Shrimp and grits includes both those things: a large portion of big, shell-on shrimps and a sticky puddle of ground cornmeal grits, shown a good time in the open kitchen. The thick, gooey cornmeal has been spiked with jalapeños and bacon (if in doubt, add bacon. As we know, this is a fine code by which to live.) The prawns have been sautéed and the pan deglazed with bourbon. The boozy, buttery mess has then been poured all over the dish. It's not subtle, but it is good.

 

Price: Snacks and small plates, £3.50-£11; large plates, £12-£22; seafood tower, £40; desserts, £6; wines, from £25


 

HOTELS

 

Eight hotel

 

Jessie Thompson of the Evening Standard says the newly opened Eight boutique hotel is now one of the best places to stay in Bath

 

This independent boutique hotel is based around a simple but effective concept: it's a converted townhouse and restaurant, with eight rooms and eight dishes. In a building that dates back to the 1400s, it stylishly combines modern decor with historic architecture, meaning guests feel part of a slice of history without missing any of the mod cons.

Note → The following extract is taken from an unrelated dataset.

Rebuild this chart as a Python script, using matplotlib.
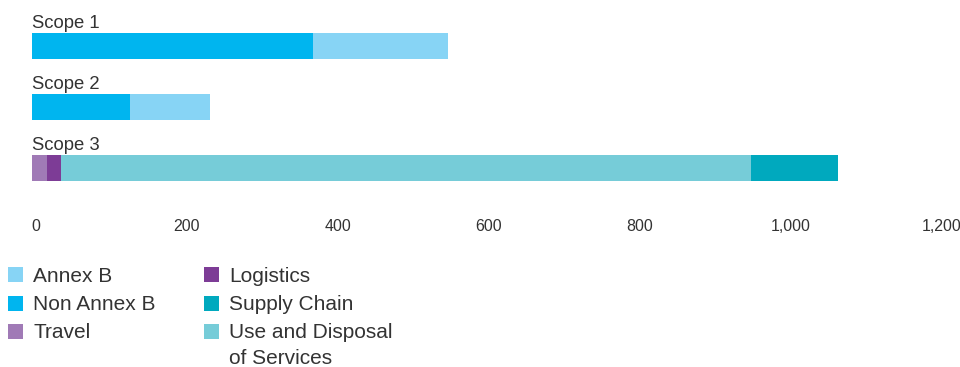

The big Georgian bay windows that frame the restaurant and reception downstairs nicely frame what might otherwise feel like quite dainty rooms; they're also great for people watching.

 

Each of the rooms are tastefully decorated with a mix of simple soft furnishings with the odd quirky print thrown in, giving a splash of colour. Given they are each tucked around a winding central staircase, they are deceptively big in size too. Each room has its own en suite, and the biggest room, on the first floor, has a bath in the bedroom (and a TV that magically rises out of the bottom of the bed at the press of a button).